### Prompt
Extract the lines that carry the string "this" from the listing.

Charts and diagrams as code
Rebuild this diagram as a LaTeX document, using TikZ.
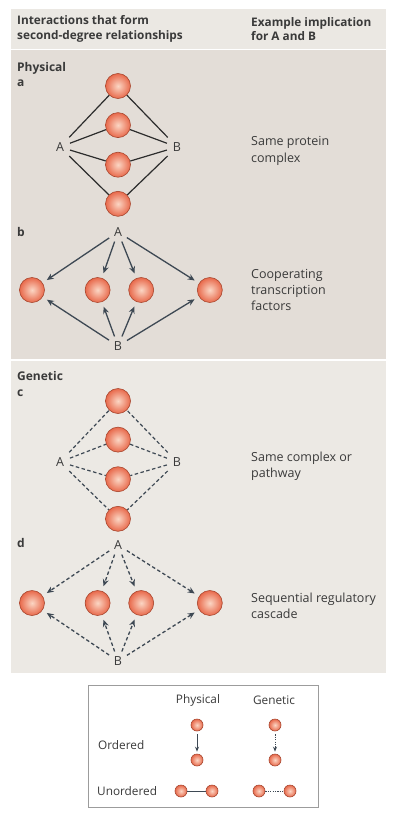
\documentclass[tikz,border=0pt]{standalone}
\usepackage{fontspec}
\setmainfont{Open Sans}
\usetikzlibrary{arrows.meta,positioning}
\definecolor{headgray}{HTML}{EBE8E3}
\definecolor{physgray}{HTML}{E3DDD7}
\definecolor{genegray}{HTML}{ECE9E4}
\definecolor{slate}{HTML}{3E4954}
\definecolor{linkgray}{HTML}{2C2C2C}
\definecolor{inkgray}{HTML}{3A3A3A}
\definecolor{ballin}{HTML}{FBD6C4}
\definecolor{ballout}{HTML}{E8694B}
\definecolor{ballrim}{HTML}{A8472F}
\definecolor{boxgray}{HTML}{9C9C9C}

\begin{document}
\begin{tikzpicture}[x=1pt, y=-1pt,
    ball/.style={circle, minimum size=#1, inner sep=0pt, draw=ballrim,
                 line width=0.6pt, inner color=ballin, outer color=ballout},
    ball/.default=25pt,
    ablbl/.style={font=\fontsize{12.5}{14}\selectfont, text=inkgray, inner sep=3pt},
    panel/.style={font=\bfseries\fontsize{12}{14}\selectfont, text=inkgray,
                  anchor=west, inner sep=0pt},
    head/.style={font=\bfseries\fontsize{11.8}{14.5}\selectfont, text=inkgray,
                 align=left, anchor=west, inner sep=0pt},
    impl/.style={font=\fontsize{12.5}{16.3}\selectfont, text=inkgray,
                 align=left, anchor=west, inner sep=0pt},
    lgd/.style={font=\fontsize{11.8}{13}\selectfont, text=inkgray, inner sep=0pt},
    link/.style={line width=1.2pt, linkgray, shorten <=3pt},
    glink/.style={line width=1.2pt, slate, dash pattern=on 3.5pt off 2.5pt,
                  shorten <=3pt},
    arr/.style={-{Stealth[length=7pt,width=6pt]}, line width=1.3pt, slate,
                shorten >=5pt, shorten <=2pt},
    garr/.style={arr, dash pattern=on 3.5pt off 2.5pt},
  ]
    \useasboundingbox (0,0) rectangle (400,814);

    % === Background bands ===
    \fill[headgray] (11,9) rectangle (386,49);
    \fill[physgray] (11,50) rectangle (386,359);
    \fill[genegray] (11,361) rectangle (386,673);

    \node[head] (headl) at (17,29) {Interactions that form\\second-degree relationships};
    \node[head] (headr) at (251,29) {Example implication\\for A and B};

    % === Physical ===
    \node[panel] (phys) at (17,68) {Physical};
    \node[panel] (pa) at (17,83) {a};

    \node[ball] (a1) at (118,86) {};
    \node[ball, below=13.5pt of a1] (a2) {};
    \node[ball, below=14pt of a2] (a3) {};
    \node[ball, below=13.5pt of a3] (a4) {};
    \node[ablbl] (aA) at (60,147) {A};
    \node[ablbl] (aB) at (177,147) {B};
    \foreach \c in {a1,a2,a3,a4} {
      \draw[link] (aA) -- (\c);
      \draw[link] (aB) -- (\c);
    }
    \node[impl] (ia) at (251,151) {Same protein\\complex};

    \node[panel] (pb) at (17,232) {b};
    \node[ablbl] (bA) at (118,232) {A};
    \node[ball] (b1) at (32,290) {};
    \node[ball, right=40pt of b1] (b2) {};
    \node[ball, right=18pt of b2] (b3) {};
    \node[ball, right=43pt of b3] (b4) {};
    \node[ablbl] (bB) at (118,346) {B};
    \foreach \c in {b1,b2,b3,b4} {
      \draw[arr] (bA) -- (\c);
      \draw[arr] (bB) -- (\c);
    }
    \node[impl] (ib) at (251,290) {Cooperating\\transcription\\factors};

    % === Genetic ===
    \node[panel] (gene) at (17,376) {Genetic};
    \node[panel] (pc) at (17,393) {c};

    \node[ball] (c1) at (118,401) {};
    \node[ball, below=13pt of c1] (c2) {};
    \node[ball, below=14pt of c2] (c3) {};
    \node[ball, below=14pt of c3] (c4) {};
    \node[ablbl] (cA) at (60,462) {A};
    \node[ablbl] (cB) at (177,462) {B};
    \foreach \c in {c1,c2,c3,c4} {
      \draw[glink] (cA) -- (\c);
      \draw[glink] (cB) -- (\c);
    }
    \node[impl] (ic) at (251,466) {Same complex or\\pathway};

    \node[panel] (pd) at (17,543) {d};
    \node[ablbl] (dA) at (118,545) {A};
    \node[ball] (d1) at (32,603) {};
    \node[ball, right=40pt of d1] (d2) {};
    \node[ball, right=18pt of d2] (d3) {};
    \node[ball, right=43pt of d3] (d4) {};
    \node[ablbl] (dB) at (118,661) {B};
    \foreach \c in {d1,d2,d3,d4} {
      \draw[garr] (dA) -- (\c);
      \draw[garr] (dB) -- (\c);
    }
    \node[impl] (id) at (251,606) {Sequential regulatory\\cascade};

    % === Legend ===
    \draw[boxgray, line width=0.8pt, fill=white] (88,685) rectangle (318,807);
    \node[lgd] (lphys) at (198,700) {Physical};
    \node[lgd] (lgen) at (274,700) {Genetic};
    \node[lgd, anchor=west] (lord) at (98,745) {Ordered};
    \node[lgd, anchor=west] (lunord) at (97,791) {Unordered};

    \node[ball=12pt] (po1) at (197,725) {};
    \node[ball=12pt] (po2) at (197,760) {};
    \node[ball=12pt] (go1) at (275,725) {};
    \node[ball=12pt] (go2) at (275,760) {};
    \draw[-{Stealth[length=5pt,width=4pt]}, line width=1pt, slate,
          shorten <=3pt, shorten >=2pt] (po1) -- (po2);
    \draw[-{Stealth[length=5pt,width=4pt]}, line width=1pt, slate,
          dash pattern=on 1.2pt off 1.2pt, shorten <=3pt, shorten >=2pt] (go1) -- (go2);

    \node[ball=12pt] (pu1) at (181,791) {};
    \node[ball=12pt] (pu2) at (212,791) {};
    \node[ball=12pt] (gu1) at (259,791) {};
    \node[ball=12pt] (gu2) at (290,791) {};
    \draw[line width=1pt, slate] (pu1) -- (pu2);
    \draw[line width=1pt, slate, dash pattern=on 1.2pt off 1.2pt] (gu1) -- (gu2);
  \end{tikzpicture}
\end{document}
* * *
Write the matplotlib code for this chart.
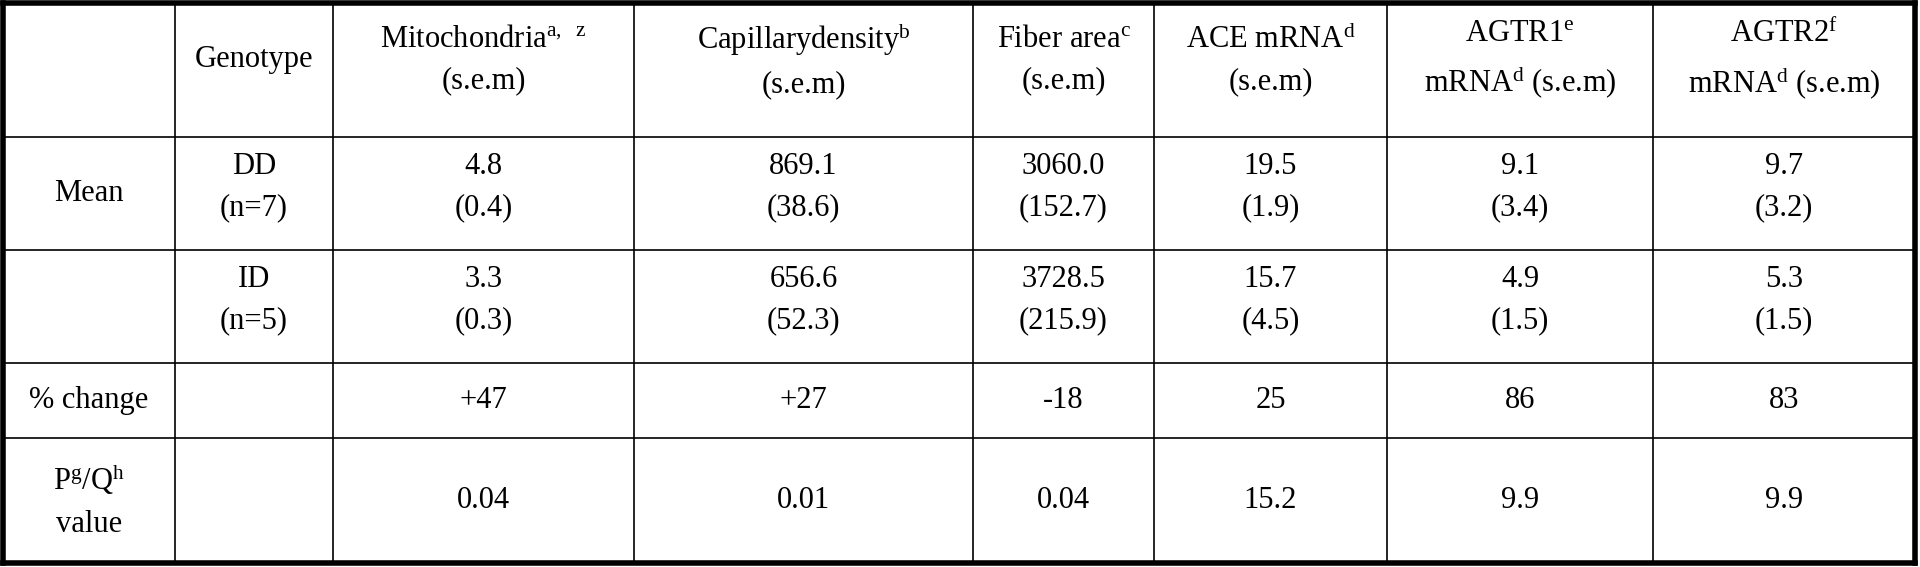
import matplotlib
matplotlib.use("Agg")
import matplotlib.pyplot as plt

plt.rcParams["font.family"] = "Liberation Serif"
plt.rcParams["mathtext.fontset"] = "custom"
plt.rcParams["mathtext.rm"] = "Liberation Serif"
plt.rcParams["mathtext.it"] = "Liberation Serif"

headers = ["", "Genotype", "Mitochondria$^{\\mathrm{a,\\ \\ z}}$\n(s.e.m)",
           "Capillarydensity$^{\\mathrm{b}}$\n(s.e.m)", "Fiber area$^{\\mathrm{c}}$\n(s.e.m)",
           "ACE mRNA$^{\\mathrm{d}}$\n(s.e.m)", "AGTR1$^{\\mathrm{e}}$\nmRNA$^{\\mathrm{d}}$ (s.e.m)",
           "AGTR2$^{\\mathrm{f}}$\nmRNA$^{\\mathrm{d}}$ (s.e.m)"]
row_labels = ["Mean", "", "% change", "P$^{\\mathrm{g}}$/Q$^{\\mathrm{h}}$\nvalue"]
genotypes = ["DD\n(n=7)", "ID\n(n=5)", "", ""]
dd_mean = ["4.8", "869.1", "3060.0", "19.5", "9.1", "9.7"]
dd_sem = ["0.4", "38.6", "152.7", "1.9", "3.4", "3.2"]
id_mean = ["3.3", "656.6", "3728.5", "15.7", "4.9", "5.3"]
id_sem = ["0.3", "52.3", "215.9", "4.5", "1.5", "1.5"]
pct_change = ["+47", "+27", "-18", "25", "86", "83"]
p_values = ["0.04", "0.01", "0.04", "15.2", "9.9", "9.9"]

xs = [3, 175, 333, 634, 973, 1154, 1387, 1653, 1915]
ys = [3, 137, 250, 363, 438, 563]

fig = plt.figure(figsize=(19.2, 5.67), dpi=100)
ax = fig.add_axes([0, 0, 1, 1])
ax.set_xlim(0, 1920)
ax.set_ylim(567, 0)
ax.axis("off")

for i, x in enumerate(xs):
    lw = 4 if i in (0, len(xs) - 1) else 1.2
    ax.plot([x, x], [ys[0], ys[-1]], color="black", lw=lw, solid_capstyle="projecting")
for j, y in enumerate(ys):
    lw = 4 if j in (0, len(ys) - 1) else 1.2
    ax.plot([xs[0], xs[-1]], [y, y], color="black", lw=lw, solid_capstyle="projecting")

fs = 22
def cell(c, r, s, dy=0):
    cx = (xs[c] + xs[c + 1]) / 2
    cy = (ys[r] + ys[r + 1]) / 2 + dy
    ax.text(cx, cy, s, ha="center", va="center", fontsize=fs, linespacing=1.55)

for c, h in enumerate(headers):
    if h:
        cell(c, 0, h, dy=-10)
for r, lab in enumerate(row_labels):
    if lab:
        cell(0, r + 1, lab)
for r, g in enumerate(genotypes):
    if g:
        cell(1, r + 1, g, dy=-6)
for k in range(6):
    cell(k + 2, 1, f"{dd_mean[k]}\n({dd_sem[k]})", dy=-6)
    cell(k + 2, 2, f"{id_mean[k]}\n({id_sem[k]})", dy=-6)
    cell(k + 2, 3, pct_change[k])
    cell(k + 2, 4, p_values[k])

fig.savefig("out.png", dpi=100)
* * *
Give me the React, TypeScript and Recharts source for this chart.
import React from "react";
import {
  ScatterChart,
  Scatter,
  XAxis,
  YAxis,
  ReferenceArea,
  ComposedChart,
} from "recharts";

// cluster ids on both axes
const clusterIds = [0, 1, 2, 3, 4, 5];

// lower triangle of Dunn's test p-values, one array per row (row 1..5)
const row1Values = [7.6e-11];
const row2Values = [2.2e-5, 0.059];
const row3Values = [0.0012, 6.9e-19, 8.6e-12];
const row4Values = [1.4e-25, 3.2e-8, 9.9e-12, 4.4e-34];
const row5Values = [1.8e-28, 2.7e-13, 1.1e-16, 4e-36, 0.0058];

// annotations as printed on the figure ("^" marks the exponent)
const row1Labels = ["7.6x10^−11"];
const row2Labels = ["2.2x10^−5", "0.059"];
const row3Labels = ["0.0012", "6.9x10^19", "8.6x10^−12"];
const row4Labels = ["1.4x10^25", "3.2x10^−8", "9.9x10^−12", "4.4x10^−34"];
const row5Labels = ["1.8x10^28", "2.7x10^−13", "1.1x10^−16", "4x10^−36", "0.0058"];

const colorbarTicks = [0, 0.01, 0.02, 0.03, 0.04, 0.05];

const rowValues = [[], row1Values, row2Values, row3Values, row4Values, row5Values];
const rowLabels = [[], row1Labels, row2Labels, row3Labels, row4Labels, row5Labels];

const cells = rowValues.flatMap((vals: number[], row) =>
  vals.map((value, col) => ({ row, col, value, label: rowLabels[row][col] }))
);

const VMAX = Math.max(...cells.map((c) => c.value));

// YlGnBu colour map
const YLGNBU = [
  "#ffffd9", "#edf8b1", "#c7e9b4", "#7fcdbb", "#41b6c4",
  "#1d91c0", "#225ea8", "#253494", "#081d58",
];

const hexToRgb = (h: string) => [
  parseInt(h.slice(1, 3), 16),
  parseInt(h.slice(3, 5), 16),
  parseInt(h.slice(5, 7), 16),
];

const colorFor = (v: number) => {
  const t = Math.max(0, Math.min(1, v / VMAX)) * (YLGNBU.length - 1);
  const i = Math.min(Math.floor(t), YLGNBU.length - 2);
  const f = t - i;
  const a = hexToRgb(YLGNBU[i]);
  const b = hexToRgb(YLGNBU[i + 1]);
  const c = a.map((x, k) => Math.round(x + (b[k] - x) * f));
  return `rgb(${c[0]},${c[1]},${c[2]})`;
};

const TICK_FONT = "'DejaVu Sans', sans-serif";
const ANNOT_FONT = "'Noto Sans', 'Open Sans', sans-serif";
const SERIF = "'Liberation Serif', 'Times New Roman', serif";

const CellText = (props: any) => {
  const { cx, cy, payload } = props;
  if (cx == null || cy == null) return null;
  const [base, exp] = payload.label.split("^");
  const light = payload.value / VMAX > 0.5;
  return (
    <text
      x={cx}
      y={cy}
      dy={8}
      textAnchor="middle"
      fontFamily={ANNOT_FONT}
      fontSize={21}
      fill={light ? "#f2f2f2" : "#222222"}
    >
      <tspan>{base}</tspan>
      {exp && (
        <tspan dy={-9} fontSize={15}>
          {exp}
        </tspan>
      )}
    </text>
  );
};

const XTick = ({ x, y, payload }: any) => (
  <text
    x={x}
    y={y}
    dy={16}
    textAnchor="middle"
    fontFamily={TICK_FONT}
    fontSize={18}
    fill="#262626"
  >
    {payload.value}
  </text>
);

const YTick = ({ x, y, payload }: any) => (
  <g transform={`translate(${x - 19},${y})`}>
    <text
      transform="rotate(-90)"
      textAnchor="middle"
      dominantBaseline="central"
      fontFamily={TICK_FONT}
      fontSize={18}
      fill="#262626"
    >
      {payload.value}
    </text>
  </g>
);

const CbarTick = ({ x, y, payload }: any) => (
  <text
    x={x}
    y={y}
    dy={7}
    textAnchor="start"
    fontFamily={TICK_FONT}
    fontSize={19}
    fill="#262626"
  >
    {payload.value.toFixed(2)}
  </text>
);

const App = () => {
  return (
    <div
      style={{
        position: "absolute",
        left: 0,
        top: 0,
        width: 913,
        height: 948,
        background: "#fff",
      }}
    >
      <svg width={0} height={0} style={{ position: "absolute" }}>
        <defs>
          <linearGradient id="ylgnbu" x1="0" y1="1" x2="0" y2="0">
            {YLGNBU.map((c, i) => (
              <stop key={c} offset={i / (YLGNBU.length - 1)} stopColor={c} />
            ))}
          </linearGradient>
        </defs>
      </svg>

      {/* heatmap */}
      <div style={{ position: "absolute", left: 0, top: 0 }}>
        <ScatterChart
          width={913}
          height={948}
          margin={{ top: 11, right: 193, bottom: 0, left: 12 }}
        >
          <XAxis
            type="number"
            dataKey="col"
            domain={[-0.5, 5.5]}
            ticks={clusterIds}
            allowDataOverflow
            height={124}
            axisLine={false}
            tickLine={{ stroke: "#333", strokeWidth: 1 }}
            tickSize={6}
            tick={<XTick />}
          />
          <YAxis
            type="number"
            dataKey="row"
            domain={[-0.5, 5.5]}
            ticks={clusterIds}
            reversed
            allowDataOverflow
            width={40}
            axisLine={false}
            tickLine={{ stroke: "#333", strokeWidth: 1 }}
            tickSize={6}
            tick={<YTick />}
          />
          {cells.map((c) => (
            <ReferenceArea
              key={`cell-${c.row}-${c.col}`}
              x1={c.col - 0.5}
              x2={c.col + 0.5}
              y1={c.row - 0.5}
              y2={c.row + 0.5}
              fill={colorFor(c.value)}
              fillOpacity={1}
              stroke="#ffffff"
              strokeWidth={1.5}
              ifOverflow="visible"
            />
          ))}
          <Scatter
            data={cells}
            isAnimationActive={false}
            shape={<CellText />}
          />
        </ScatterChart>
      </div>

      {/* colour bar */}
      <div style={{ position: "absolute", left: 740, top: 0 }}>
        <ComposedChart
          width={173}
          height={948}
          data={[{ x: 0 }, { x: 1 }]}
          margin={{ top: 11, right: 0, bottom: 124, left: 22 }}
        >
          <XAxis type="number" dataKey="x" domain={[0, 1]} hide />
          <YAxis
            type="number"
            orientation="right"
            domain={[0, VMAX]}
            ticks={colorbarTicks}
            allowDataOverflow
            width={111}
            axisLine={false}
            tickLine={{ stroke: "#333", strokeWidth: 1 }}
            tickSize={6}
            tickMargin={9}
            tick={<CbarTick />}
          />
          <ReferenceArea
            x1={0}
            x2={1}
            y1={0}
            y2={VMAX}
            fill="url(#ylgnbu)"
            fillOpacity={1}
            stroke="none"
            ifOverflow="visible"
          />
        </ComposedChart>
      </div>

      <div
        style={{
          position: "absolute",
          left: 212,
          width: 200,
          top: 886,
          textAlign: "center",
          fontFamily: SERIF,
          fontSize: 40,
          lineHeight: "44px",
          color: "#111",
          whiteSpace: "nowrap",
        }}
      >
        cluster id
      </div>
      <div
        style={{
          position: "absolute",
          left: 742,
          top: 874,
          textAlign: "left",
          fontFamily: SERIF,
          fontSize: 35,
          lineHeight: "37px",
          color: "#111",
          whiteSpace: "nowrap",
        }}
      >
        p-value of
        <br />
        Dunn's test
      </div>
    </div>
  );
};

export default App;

### Expected answer
Rebuild this diagram as a LaTeX document, using TikZ.
Write the matplotlib code for this chart.
Give me the React, TypeScript and Recharts source for this chart.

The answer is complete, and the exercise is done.